[Task to complete]
Copy all the entries word for word, but omit the pictures.
## Begin
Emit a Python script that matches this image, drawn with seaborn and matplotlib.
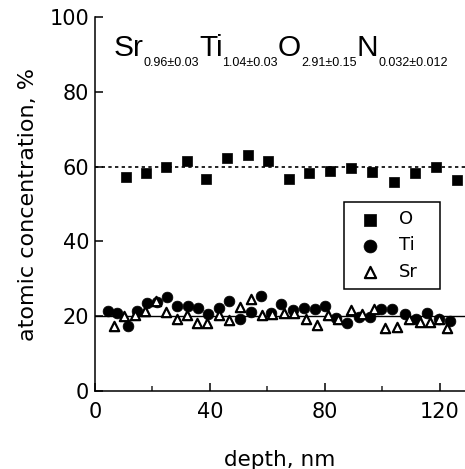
import matplotlib
matplotlib.use('Agg')
import matplotlib.pyplot as plt
import seaborn as sns
from matplotlib.ticker import MultipleLocator

# O (squares), Ti (circles), Sr (triangles) vs depth
o_depth = [11.0, 17.8, 24.7, 31.9, 38.7, 46.1, 53.1, 60.1, 67.4, 74.4, 81.7, 88.9,
           96.2, 104.0, 111.2, 118.5, 126.0]
o_conc = [57.3, 58.4, 60.0, 61.6, 56.8, 62.2, 63.1, 61.6, 56.8, 58.4, 58.7, 59.6,
          58.5, 56.0, 58.4, 59.8, 56.4]

ti_depth = [4.6, 7.8, 11.6, 14.7, 18.2, 21.5, 25.2, 28.7, 32.3, 35.8, 39.3, 43.0,
            46.6, 50.4, 54.2, 57.6, 61.2, 64.7, 68.9, 72.6, 76.7, 80.1, 83.9, 87.7,
            91.7, 95.8, 99.5, 103.4, 108.0, 111.5, 115.6, 119.6, 123.4]
ti_conc = [21.5, 20.8, 17.4, 21.5, 23.6, 23.8, 25.2, 22.7, 22.7, 22.1, 20.5, 22.3,
           24.0, 19.4, 21.2, 25.5, 21.0, 23.2, 21.7, 22.3, 21.9, 22.8, 19.6, 18.1,
           19.9, 19.9, 21.9, 21.9, 20.5, 19.4, 21.0, 19.4, 18.7]

sr_depth = [6.7, 10.2, 13.9, 17.4, 21.3, 24.7, 28.5, 31.9, 35.4, 38.9, 43.0, 46.7,
            50.4, 54.2, 58.1, 61.6, 65.6, 69.1, 73.5, 77.2, 80.9, 84.5, 88.9, 92.9,
            97.0, 101.0, 105.1, 109.2, 113.0, 116.7, 119.5, 122.3]
sr_conc = [17.4, 20.1, 20.3, 21.5, 24.0, 21.2, 19.2, 20.3, 18.1, 18.3, 20.3, 19.1,
           22.5, 24.5, 20.3, 20.5, 20.8, 20.8, 19.4, 17.8, 20.3, 19.4, 21.7, 20.5,
           21.9, 16.8, 17.2, 19.4, 18.4, 18.4, 19.4, 16.9]

formula_parts = [('Sr', '0.96±0.03'), ('Ti', '1.04±0.03'),
                 ('O', '2.91±0.15'), ('N', '0.032±0.012')]

sns.set_style('ticks')
plt.rcParams['font.family'] = ['DejaVu Sans']
plt.rcParams['text.color'] = 'black'

fig = plt.figure(figsize=(4.65, 4.69), dpi=100)
ax = fig.add_axes([0.204, 0.166, 0.796, 0.798])

# reference lines
ax.axhline(60, color='black', ls=(0, (2, 2)), lw=1.2, zorder=1)
ax.axhline(20, color='black', lw=1.0, zorder=1)

sns.scatterplot(x=o_depth, y=o_conc, marker='s', s=58, color='black',
                edgecolor='black', linewidth=0.5, label='O', ax=ax, zorder=3)
sns.scatterplot(x=ti_depth, y=ti_conc, marker='o', s=60, color='black',
                edgecolor='black', linewidth=0.5, label='Ti', ax=ax, zorder=3)
sns.scatterplot(x=sr_depth, y=sr_conc, marker='^', s=45, color='white',
                edgecolor='black', linewidth=1.6, label='Sr', ax=ax, zorder=4)

ax.set_xlim(0, 128.7)
ax.set_ylim(0, 100)
ax.xaxis.set_major_locator(MultipleLocator(40))
ax.xaxis.set_minor_locator(MultipleLocator(20))
ax.yaxis.set_major_locator(MultipleLocator(20))
ax.tick_params(axis='both', which='major', direction='in', length=6, width=1.1,
               labelsize=15, colors='black')
ax.tick_params(axis='x', which='major', pad=8)
ax.tick_params(axis='y', which='major', pad=4)
ax.tick_params(axis='x', which='minor', direction='in', length=3.3, width=1.1)

sns.despine(ax=ax)
for side in ['left', 'bottom']:
    ax.spines[side].set_linewidth(1.1)
    ax.spines[side].set_color('black')

ax.set_xlabel('depth, nm', fontsize=15.5, labelpad=20, color='black')
ax.set_ylabel('atomic concentration, %', fontsize=16, labelpad=8, color='black')

leg = ax.legend(loc='upper left', bbox_to_anchor=(0.673, 0.275, 0.259, 0.23),
                mode='expand', fontsize=13, frameon=True, fancybox=False,
                framealpha=1, edgecolor='black', borderpad=0.45,
                handletextpad=0.6, labelspacing=0.45, borderaxespad=0,
                markerscale=1.2)
leg.get_frame().set_linewidth(1.1)

# chemical formula with subscripts
y_main, y_sub = 89.6, 87.0
prev = None
for el, sub in formula_parts:
    if prev is None:
        t = ax.text(6.5, y_main, el, fontsize=21.5, family='Liberation Sans',
                    va='baseline', ha='left', color='black')
    else:
        t = ax.annotate(el, xy=(1, y_main), xycoords=(prev, 'data'), fontsize=21.5,
                        family='Liberation Sans', va='baseline', ha='left',
                        color='black')
    prev = ax.annotate(sub, xy=(1, y_sub), xycoords=(t, 'data'), fontsize=9,
                       family='Liberation Sans', va='baseline', ha='left',
                       color='black')

fig.savefig('out.png', dpi=100)
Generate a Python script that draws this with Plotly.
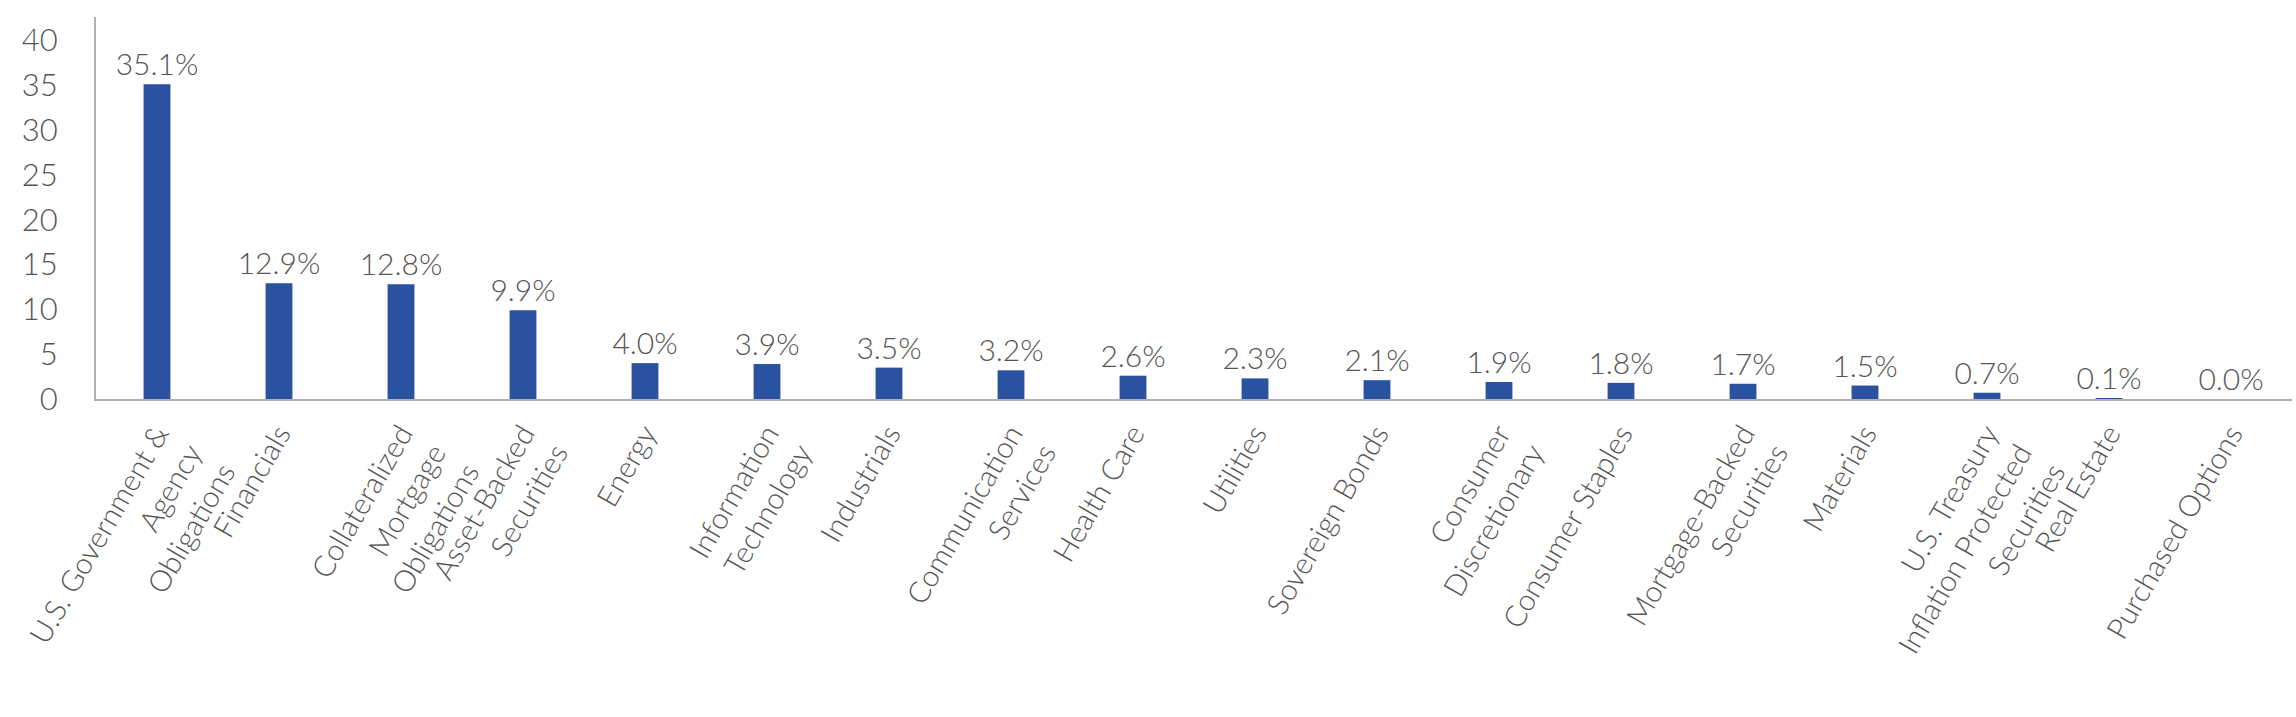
## End
[Written solution]
Emit a Python script that matches this image, drawn with seaborn and matplotlib.
import matplotlib
matplotlib.use('Agg')
import matplotlib.pyplot as plt
import seaborn as sns
from matplotlib.ticker import MultipleLocator

# O (squares), Ti (circles), Sr (triangles) vs depth
o_depth = [11.0, 17.8, 24.7, 31.9, 38.7, 46.1, 53.1, 60.1, 67.4, 74.4, 81.7, 88.9,
           96.2, 104.0, 111.2, 118.5, 126.0]
o_conc = [57.3, 58.4, 60.0, 61.6, 56.8, 62.2, 63.1, 61.6, 56.8, 58.4, 58.7, 59.6,
          58.5, 56.0, 58.4, 59.8, 56.4]

ti_depth = [4.6, 7.8, 11.6, 14.7, 18.2, 21.5, 25.2, 28.7, 32.3, 35.8, 39.3, 43.0,
            46.6, 50.4, 54.2, 57.6, 61.2, 64.7, 68.9, 72.6, 76.7, 80.1, 83.9, 87.7,
            91.7, 95.8, 99.5, 103.4, 108.0, 111.5, 115.6, 119.6, 123.4]
ti_conc = [21.5, 20.8, 17.4, 21.5, 23.6, 23.8, 25.2, 22.7, 22.7, 22.1, 20.5, 22.3,
           24.0, 19.4, 21.2, 25.5, 21.0, 23.2, 21.7, 22.3, 21.9, 22.8, 19.6, 18.1,
           19.9, 19.9, 21.9, 21.9, 20.5, 19.4, 21.0, 19.4, 18.7]

sr_depth = [6.7, 10.2, 13.9, 17.4, 21.3, 24.7, 28.5, 31.9, 35.4, 38.9, 43.0, 46.7,
            50.4, 54.2, 58.1, 61.6, 65.6, 69.1, 73.5, 77.2, 80.9, 84.5, 88.9, 92.9,
            97.0, 101.0, 105.1, 109.2, 113.0, 116.7, 119.5, 122.3]
sr_conc = [17.4, 20.1, 20.3, 21.5, 24.0, 21.2, 19.2, 20.3, 18.1, 18.3, 20.3, 19.1,
           22.5, 24.5, 20.3, 20.5, 20.8, 20.8, 19.4, 17.8, 20.3, 19.4, 21.7, 20.5,
           21.9, 16.8, 17.2, 19.4, 18.4, 18.4, 19.4, 16.9]

formula_parts = [('Sr', '0.96±0.03'), ('Ti', '1.04±0.03'),
                 ('O', '2.91±0.15'), ('N', '0.032±0.012')]

sns.set_style('ticks')
plt.rcParams['font.family'] = ['DejaVu Sans']
plt.rcParams['text.color'] = 'black'

fig = plt.figure(figsize=(4.65, 4.69), dpi=100)
ax = fig.add_axes([0.204, 0.166, 0.796, 0.798])

# reference lines
ax.axhline(60, color='black', ls=(0, (2, 2)), lw=1.2, zorder=1)
ax.axhline(20, color='black', lw=1.0, zorder=1)

sns.scatterplot(x=o_depth, y=o_conc, marker='s', s=58, color='black',
                edgecolor='black', linewidth=0.5, label='O', ax=ax, zorder=3)
sns.scatterplot(x=ti_depth, y=ti_conc, marker='o', s=60, color='black',
                edgecolor='black', linewidth=0.5, label='Ti', ax=ax, zorder=3)
sns.scatterplot(x=sr_depth, y=sr_conc, marker='^', s=45, color='white',
                edgecolor='black', linewidth=1.6, label='Sr', ax=ax, zorder=4)

ax.set_xlim(0, 128.7)
ax.set_ylim(0, 100)
ax.xaxis.set_major_locator(MultipleLocator(40))
ax.xaxis.set_minor_locator(MultipleLocator(20))
ax.yaxis.set_major_locator(MultipleLocator(20))
ax.tick_params(axis='both', which='major', direction='in', length=6, width=1.1,
               labelsize=15, colors='black')
ax.tick_params(axis='x', which='major', pad=8)
ax.tick_params(axis='y', which='major', pad=4)
ax.tick_params(axis='x', which='minor', direction='in', length=3.3, width=1.1)

sns.despine(ax=ax)
for side in ['left', 'bottom']:
    ax.spines[side].set_linewidth(1.1)
    ax.spines[side].set_color('black')

ax.set_xlabel('depth, nm', fontsize=15.5, labelpad=20, color='black')
ax.set_ylabel('atomic concentration, %', fontsize=16, labelpad=8, color='black')

leg = ax.legend(loc='upper left', bbox_to_anchor=(0.673, 0.275, 0.259, 0.23),
                mode='expand', fontsize=13, frameon=True, fancybox=False,
                framealpha=1, edgecolor='black', borderpad=0.45,
                handletextpad=0.6, labelspacing=0.45, borderaxespad=0,
                markerscale=1.2)
leg.get_frame().set_linewidth(1.1)

# chemical formula with subscripts
y_main, y_sub = 89.6, 87.0
prev = None
for el, sub in formula_parts:
    if prev is None:
        t = ax.text(6.5, y_main, el, fontsize=21.5, family='Liberation Sans',
                    va='baseline', ha='left', color='black')
    else:
        t = ax.annotate(el, xy=(1, y_main), xycoords=(prev, 'data'), fontsize=21.5,
                        family='Liberation Sans', va='baseline', ha='left',
                        color='black')
    prev = ax.annotate(sub, xy=(1, y_sub), xycoords=(t, 'data'), fontsize=9,
                       family='Liberation Sans', va='baseline', ha='left',
                       color='black')

fig.savefig('out.png', dpi=100)
Generate a Python script that draws this with Plotly.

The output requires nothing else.